Goal
Keep to the lines from the line containing "What TikZ code" through the line containing "(12.9,14) rectangle (1109,560);": copy them exactly and leave every picture out.

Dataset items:
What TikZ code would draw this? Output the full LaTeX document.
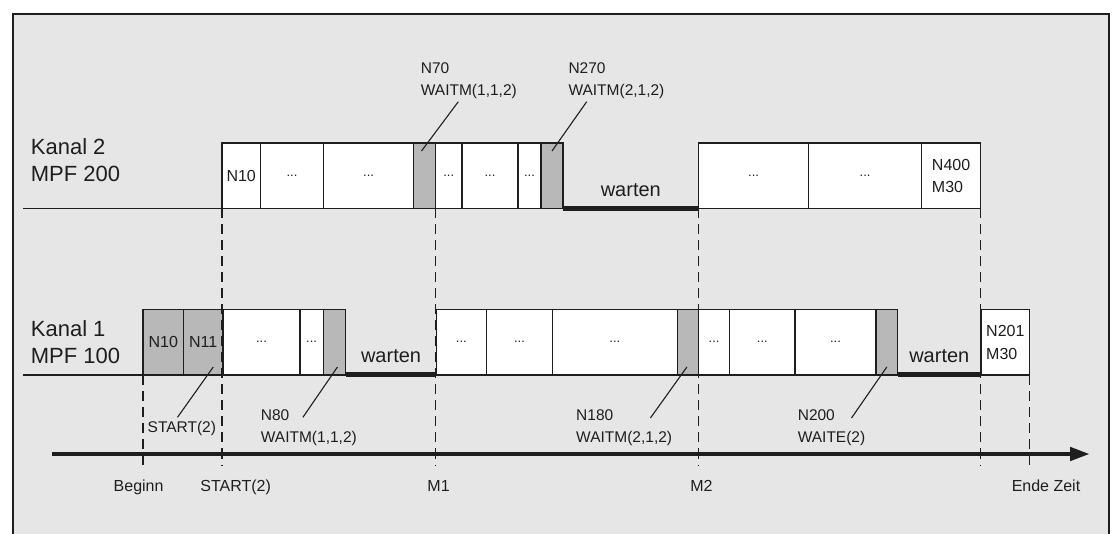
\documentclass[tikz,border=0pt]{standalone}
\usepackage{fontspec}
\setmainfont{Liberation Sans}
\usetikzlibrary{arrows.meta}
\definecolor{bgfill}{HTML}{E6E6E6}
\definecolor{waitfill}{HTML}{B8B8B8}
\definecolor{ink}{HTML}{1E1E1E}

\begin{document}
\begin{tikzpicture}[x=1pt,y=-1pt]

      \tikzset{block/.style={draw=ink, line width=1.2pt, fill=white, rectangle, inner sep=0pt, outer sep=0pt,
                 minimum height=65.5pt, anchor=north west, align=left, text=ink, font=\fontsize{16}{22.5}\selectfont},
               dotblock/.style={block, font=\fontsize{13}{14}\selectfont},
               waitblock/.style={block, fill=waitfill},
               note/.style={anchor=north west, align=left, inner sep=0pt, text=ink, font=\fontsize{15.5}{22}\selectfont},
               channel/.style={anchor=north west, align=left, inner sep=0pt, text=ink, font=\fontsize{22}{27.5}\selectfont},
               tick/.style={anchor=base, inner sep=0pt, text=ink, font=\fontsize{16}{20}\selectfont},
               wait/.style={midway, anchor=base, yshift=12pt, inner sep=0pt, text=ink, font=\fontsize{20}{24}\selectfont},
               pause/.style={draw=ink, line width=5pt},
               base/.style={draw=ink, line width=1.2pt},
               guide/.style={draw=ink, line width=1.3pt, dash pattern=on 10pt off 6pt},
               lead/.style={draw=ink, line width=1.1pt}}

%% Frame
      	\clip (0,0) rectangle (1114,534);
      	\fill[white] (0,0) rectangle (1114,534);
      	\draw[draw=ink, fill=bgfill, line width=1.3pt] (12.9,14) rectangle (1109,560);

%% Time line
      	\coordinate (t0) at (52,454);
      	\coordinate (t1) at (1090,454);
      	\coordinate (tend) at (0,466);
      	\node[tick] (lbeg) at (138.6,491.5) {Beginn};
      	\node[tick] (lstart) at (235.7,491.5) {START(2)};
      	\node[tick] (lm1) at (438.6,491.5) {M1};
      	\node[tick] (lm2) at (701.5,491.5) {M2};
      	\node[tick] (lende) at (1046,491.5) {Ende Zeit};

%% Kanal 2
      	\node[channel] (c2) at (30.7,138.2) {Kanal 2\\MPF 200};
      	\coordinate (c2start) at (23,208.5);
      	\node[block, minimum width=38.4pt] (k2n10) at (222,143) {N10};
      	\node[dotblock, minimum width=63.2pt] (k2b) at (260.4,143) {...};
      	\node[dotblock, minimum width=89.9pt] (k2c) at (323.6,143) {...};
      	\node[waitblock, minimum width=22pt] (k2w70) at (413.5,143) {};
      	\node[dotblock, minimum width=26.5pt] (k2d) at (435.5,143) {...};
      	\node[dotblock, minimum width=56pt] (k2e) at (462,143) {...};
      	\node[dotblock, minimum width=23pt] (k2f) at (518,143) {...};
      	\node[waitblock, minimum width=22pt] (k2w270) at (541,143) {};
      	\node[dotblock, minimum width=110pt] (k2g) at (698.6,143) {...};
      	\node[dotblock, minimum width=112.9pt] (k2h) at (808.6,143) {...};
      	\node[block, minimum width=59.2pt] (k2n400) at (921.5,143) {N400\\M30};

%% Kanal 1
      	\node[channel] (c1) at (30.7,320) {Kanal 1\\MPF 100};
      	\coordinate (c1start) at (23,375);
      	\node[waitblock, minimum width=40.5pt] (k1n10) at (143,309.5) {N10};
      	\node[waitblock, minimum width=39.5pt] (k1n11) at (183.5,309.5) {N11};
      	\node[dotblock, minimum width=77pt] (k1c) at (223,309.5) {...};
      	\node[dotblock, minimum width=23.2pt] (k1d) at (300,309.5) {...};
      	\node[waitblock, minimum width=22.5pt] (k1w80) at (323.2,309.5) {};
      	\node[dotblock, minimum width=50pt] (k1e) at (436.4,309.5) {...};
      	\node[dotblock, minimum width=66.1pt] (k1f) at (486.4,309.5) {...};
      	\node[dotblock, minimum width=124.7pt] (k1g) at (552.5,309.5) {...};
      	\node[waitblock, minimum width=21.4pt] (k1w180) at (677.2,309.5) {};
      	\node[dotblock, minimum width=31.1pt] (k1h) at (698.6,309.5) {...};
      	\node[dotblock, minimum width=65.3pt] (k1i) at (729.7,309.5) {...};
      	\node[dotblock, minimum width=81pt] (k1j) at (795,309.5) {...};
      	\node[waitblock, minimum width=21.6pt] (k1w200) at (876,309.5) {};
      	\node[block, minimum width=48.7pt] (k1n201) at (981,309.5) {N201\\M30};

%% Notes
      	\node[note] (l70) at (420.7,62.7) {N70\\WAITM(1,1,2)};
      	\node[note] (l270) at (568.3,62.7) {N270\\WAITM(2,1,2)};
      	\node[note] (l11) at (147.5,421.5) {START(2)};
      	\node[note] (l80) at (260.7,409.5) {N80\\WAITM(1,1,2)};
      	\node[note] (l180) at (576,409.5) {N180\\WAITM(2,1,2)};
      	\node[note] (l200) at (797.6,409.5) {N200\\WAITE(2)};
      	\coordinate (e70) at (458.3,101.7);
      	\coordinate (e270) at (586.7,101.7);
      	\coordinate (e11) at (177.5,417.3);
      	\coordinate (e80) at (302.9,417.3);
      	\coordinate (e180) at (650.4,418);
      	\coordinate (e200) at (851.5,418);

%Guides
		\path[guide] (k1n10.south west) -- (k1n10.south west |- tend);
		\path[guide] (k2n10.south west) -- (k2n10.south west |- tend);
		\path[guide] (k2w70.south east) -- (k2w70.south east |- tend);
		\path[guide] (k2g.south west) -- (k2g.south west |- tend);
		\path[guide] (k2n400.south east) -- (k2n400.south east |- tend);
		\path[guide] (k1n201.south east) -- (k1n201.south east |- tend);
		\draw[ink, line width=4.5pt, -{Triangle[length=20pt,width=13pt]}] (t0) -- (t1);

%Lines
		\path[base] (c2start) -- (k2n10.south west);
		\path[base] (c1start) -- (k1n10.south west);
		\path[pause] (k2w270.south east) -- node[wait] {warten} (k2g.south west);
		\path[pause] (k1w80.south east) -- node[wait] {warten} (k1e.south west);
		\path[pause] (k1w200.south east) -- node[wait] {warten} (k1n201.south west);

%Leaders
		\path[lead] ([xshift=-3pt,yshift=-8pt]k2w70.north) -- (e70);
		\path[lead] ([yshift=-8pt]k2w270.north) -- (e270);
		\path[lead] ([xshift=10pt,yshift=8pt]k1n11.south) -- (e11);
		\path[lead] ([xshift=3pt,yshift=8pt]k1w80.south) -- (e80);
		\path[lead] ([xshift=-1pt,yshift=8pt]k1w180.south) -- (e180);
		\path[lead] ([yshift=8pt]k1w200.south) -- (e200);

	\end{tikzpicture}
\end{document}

* * *

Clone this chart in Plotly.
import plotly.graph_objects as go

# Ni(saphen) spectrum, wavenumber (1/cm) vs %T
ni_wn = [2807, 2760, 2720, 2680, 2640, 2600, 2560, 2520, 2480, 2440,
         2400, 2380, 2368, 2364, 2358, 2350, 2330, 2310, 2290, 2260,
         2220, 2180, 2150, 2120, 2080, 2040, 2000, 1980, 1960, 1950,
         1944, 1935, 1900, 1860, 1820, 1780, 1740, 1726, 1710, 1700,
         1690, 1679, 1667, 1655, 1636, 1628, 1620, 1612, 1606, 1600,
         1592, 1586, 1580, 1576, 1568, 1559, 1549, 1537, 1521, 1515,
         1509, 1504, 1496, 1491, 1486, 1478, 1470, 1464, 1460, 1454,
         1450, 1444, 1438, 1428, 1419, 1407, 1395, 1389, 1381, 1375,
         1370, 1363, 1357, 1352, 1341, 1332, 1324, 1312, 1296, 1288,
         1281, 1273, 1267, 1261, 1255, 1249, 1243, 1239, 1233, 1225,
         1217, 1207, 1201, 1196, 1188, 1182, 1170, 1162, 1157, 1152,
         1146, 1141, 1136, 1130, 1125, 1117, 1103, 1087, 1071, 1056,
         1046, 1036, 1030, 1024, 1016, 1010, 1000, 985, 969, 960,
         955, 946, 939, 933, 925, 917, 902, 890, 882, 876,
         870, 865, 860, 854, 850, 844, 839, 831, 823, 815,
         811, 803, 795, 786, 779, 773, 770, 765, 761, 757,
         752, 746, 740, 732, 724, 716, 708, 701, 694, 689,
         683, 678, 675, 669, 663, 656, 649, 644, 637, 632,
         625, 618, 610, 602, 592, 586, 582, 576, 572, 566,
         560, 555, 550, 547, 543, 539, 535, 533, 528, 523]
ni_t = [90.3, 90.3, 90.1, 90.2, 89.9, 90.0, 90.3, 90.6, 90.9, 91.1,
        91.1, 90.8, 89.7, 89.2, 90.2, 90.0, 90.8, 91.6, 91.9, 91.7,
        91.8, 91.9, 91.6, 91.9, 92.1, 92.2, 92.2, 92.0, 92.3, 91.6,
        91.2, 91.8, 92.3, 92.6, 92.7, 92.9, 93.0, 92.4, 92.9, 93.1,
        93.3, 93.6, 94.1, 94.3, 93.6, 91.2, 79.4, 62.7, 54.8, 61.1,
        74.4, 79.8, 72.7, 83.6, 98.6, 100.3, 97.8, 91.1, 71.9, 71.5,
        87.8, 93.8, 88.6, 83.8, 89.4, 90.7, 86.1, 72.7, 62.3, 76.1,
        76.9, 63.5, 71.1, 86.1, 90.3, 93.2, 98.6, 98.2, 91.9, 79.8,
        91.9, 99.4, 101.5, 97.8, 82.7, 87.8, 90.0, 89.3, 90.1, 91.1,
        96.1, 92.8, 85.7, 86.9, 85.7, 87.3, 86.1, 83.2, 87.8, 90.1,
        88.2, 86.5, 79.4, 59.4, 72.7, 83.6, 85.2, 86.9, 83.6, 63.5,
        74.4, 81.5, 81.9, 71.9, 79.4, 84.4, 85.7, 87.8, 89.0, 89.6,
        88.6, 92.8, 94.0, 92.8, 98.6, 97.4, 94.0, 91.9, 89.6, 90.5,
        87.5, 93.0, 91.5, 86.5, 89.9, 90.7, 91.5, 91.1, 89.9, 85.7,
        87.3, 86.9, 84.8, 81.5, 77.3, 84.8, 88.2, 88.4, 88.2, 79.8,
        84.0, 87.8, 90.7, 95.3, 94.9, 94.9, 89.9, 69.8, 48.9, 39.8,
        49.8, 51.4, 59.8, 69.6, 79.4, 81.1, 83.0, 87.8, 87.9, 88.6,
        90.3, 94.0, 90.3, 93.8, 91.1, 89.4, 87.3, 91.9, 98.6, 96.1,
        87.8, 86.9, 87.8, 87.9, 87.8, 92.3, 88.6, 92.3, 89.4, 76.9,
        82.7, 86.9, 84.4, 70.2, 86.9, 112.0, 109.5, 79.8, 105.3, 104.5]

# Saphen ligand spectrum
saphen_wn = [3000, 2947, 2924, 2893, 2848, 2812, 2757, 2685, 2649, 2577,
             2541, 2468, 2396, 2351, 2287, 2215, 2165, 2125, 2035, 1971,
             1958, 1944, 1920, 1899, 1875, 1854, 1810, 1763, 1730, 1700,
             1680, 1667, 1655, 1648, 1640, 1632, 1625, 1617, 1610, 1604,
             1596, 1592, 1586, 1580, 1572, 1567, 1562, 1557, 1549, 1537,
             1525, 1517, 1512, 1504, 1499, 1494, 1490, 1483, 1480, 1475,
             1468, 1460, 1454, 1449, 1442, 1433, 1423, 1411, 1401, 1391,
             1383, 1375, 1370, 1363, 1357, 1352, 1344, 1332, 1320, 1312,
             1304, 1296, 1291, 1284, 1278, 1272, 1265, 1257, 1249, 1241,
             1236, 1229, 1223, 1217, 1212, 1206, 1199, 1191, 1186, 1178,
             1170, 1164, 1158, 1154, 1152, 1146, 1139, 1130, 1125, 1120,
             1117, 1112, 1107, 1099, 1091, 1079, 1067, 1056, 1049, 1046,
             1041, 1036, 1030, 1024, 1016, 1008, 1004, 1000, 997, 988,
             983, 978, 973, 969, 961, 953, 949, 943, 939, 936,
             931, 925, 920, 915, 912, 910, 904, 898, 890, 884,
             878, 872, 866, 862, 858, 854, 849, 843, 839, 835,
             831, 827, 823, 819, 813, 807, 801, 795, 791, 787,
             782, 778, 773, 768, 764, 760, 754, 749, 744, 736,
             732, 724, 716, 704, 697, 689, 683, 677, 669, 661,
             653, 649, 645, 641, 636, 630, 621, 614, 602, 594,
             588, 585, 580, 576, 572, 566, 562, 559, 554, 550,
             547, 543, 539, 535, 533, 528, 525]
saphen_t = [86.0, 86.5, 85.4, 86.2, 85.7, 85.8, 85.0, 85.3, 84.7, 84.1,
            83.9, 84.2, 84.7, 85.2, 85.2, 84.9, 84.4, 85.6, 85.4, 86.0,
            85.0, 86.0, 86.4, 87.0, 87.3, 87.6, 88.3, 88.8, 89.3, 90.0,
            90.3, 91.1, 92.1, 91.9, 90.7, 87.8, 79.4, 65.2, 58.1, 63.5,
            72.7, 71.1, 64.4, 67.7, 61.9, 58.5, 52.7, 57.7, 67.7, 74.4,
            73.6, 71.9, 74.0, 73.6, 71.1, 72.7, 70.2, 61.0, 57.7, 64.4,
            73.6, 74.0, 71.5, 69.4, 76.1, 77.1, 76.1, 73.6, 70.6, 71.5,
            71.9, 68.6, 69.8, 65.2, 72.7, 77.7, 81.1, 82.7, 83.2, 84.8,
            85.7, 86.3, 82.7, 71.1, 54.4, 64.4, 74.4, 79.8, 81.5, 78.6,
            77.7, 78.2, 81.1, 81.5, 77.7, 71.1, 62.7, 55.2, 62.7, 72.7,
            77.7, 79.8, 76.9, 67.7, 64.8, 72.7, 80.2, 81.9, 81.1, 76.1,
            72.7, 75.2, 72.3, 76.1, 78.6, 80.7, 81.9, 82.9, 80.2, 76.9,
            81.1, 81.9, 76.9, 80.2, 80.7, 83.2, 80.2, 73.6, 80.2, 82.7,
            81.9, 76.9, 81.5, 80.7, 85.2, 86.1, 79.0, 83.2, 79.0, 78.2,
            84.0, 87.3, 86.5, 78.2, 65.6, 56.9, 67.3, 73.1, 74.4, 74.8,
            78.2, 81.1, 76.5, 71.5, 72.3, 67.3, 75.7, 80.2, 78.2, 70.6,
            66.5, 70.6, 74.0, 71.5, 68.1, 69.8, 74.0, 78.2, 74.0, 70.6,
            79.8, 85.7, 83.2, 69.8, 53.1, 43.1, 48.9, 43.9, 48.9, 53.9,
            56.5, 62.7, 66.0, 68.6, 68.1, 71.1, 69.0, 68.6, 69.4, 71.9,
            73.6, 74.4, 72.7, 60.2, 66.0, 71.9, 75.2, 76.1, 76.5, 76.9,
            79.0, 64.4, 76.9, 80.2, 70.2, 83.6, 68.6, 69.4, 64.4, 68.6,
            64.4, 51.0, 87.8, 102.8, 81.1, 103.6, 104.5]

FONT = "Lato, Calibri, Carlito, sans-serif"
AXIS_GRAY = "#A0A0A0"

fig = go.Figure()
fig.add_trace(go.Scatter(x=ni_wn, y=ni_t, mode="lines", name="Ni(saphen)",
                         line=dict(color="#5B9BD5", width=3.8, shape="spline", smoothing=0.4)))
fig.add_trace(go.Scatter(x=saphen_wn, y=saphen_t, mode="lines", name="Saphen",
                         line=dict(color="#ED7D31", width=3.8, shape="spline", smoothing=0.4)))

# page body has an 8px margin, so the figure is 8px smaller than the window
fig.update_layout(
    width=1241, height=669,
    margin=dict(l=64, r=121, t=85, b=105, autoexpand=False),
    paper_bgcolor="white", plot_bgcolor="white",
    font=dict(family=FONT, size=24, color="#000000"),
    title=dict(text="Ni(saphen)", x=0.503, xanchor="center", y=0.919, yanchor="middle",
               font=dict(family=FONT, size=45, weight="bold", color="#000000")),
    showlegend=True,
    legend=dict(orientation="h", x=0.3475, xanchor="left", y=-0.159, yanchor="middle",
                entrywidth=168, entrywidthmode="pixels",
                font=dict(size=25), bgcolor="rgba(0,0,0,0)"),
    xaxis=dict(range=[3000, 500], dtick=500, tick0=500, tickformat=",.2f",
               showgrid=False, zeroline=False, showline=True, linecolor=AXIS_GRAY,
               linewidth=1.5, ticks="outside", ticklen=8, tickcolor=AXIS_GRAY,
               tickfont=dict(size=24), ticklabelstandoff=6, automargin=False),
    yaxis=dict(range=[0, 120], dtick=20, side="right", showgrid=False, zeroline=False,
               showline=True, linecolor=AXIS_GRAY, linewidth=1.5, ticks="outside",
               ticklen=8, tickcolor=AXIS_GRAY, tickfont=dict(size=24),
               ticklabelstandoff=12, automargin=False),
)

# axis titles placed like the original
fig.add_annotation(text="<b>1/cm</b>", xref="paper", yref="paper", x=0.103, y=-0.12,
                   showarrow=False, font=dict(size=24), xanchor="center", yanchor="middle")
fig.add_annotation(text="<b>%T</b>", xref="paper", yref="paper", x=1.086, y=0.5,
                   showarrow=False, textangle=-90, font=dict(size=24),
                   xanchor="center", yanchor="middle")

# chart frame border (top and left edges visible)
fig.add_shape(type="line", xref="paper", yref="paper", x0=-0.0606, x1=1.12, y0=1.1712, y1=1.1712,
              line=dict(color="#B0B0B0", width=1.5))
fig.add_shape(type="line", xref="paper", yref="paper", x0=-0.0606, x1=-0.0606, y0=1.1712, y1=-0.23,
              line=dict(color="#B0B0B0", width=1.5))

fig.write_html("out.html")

* * *

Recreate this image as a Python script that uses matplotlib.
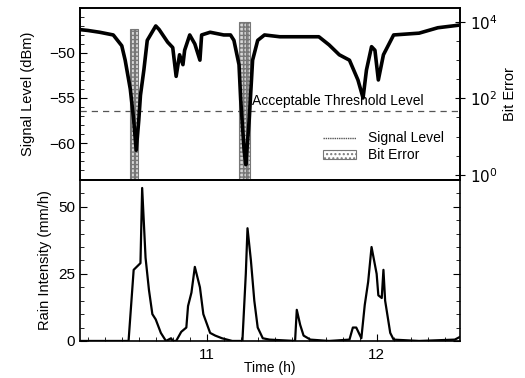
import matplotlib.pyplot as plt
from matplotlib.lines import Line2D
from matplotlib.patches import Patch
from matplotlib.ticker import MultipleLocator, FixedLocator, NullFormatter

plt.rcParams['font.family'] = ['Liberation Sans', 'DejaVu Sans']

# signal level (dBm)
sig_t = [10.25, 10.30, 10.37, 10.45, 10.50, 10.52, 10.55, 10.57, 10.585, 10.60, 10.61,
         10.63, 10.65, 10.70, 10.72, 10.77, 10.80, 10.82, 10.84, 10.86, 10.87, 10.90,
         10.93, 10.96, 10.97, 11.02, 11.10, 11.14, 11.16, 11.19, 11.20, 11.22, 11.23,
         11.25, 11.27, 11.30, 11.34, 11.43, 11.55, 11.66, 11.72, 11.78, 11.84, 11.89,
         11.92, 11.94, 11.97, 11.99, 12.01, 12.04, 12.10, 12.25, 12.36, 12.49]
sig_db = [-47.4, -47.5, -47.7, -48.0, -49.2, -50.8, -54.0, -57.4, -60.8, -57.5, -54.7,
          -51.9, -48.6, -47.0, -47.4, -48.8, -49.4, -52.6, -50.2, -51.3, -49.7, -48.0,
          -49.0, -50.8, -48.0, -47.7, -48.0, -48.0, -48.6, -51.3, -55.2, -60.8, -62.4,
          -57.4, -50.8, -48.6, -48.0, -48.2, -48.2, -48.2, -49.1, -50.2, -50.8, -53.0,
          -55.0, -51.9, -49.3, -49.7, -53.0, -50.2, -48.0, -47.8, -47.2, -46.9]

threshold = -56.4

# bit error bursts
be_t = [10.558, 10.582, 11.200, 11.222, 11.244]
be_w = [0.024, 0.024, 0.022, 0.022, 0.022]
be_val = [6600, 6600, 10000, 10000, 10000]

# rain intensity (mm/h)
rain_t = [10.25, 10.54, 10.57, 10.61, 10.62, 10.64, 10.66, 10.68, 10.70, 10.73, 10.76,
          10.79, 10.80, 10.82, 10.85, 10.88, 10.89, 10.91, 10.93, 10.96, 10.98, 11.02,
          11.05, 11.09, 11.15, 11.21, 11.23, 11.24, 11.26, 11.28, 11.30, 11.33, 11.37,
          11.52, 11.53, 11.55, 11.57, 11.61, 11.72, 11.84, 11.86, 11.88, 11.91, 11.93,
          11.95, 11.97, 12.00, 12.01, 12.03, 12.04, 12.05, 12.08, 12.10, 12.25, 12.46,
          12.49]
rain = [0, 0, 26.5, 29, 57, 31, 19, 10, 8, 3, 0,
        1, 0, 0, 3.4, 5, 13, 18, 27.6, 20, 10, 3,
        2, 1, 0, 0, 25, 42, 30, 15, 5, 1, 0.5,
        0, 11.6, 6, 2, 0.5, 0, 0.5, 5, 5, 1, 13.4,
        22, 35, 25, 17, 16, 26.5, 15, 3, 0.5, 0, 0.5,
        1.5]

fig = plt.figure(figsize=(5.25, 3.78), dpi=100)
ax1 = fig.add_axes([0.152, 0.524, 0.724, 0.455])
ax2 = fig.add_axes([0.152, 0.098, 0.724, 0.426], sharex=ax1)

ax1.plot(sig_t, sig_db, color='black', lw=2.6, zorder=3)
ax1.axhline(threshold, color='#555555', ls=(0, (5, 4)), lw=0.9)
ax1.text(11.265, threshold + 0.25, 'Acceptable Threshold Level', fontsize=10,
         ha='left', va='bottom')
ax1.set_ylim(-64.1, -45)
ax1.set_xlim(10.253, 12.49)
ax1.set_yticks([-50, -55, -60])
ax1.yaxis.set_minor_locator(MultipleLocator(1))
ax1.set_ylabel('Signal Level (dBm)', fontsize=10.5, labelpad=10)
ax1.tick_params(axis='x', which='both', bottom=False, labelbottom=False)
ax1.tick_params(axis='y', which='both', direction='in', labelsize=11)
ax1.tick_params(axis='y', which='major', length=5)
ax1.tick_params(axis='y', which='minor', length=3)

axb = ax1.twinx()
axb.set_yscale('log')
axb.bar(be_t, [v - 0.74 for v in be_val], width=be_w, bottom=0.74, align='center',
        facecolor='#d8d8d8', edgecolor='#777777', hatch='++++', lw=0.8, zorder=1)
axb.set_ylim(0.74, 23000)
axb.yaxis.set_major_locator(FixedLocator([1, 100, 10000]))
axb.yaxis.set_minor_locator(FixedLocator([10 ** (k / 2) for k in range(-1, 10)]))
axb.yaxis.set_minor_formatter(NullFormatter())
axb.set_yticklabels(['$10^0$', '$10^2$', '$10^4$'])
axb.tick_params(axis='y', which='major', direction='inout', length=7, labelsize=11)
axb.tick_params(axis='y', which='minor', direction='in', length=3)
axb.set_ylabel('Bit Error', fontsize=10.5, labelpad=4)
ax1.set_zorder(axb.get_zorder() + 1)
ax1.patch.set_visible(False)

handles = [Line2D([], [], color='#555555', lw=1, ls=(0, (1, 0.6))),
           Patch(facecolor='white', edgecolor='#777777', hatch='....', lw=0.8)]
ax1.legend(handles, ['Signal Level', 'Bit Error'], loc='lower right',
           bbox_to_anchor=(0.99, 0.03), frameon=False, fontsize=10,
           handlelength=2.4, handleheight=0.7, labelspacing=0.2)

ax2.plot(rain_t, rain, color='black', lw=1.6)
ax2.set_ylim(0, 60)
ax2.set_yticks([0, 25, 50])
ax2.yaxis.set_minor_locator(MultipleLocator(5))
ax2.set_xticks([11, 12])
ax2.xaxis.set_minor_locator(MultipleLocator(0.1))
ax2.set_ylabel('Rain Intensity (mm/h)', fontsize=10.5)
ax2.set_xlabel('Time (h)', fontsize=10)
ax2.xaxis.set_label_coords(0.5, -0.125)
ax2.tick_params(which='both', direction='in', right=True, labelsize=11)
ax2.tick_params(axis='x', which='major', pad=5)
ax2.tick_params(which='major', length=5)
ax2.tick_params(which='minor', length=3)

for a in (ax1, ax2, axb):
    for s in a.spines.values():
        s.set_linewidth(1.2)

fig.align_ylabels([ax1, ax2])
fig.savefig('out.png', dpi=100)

Response
What TikZ code would draw this? Output the full LaTeX document.
\documentclass[tikz,border=0pt]{standalone}
\usepackage{fontspec}
\setmainfont{Liberation Sans}
\usetikzlibrary{arrows.meta}
\definecolor{bgfill}{HTML}{E6E6E6}
\definecolor{waitfill}{HTML}{B8B8B8}
\definecolor{ink}{HTML}{1E1E1E}

\begin{document}
\begin{tikzpicture}[x=1pt,y=-1pt]

      \tikzset{block/.style={draw=ink, line width=1.2pt, fill=white, rectangle, inner sep=0pt, outer sep=0pt,
                 minimum height=65.5pt, anchor=north west, align=left, text=ink, font=\fontsize{16}{22.5}\selectfont},
               dotblock/.style={block, font=\fontsize{13}{14}\selectfont},
               waitblock/.style={block, fill=waitfill},
               note/.style={anchor=north west, align=left, inner sep=0pt, text=ink, font=\fontsize{15.5}{22}\selectfont},
               channel/.style={anchor=north west, align=left, inner sep=0pt, text=ink, font=\fontsize{22}{27.5}\selectfont},
               tick/.style={anchor=base, inner sep=0pt, text=ink, font=\fontsize{16}{20}\selectfont},
               wait/.style={midway, anchor=base, yshift=12pt, inner sep=0pt, text=ink, font=\fontsize{20}{24}\selectfont},
               pause/.style={draw=ink, line width=5pt},
               base/.style={draw=ink, line width=1.2pt},
               guide/.style={draw=ink, line width=1.3pt, dash pattern=on 10pt off 6pt},
               lead/.style={draw=ink, line width=1.1pt}}

%% Frame
      	\clip (0,0) rectangle (1114,534);
      	\fill[white] (0,0) rectangle (1114,534);
      	\draw[draw=ink, fill=bgfill, line width=1.3pt] (12.9,14) rectangle (1109,560);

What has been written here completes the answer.